Not so much a dioge but they already do. Like convection ovens with electric infrared broiler burners. Or a convection/microwave oven that can blast the holy out of something and used in restaurants a lot. They even make grills with infrared burners now, really meant for thinner strips of meat though. Those get a blazing sear on something within minutes.
My oven has a broiler/roast option that cycles the broiler elements and bottom roaster element back and forth while blasting the convection fan over the food. This will cook a beer butt chicken nicely but will probably leave a big roaster raw in the middle while the outside is done.
Big D wrote:"how hard would it be to make, say, a LED in IR wavelengths and combine that with a microwave to cook inside and out at the same time with less power?

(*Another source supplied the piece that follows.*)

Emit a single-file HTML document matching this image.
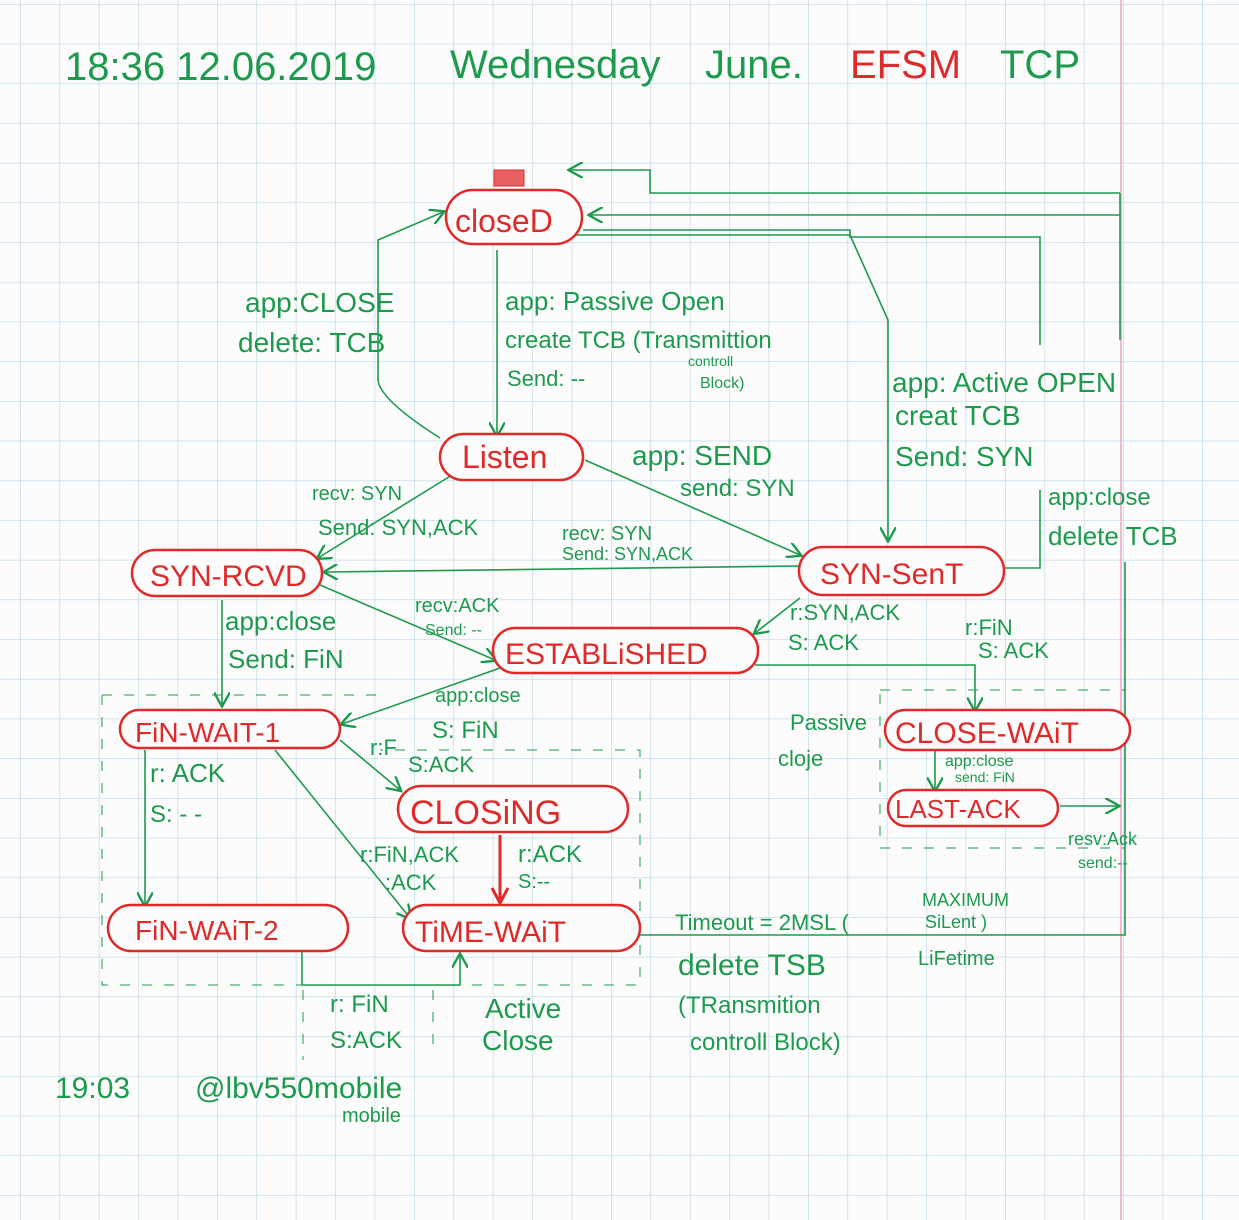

Very hard, because you're operating on a misconception. Microwaves cook food from the outside in, just like infrared. The idea that microwaves cook food "from the inside out" is an urban legend.
"The inner wall of the cooker is heated such that it emits infrared at a wavelength (hopefully) optimized for absorption by turkey skin, but for which air is relatively transparent. It doesn't heat the air, which then heats the turkey, but is shining infrared light directly on the turkey."
This is somehow different from the infrared that is emitted by the electric element in my oven and bounces around hitting the food and the walls of the oven which then re-radiate that infrared back on the food, etc? Right
Has anyone been to the appliance store and noticed ovens that heat using quartz lamps on the roof of the oven? Yep, "infrared". It's amazing stuff, also known as "heat".
"This is somehow different from the infrared that is emitted by the electric element in my oven and bounces around hitting the food and the walls of the oven which then re-radiate that infrared back on the food, etc? Right"
Sarcasm notes, but no it isn't. When you set you oven to broil you're supposed to put the food nearer to the heating element to accomplish much the same thing. When you just cook meat normally in the oven your roasting, which relies on heating the air to cook evenly.
And to clarify, I'm not trying to defend the device, just explaining how infrared works, as opposed to convection or conduction.
@S.M. Artass
"Jethro,
isn't it kind of hard to keep them lit?"
Heh. To be perfectly honest I hadn't looked at the thing enough to realize it's propane. I thought one plugged it in. But if one had his heart set on propane, let's propose that you evacuate the inner shell and apply heat from propane to that.